There are other issues:

It is hard to argue that pa is indeed greater than pb, i.e. for random samples of equal size there would be more terrorists in the Arab sample than not. Its quite a radical statement and justifications should have been mandatory.

Also I disagree with your assertion that "Had the world evolved differently,..." things would have been different. My counterexample is that the Irish or the Catholics in US were not subjected to any of this on flights to Britain when the IRA were bombing away innocent civilians there. BTW this is not the only counterexample.(I also suspect that O'reilly's over the top assertion that terrorist = Muslim is a compensatory mechanism, conscious or unconscious I do not know.)

The logical explanation for the way the security response is playing out in the field of travel seems to be that people are afraid of unfamiliar people and all it takes to tone down that fear is just some superficial familiarity (such as skin tone).

So I am hopeful that this stage too will pass. Sooner the better, and I hope with no permanent scars.
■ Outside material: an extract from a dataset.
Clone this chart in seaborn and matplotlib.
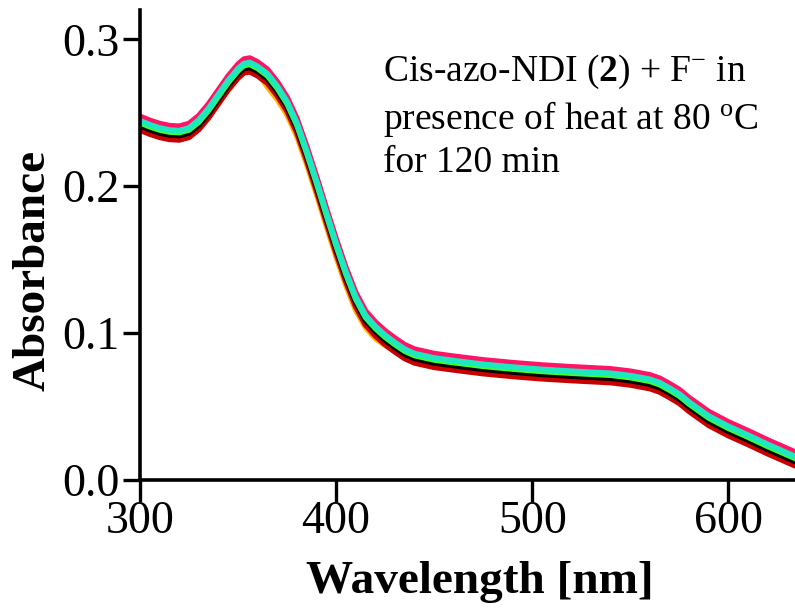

I think you're missing something. The fact that you fly so frequently probably means you require less security. They've dealt with you so many times already and probably know a lot about you. Before you even get to the airport all these things are evaluated. Your digital profile plays a big role, it's not jst about what you look like.

How do you know s/he is not an Israeli Arab?

I also have dual citizenship and lived in Israel for 6 years.

The point about smart people & this being an attractive first job is a key one. It's also well-compensated and looks good on people's CV's. No one is looking at this as a career.

The other thing is that Israelis have more common sense about security than Americans do. We're used to having our bags checked at the movie theater and the mall and no one grumbles about it. We also don't leave bags unattended and report the ones we do see.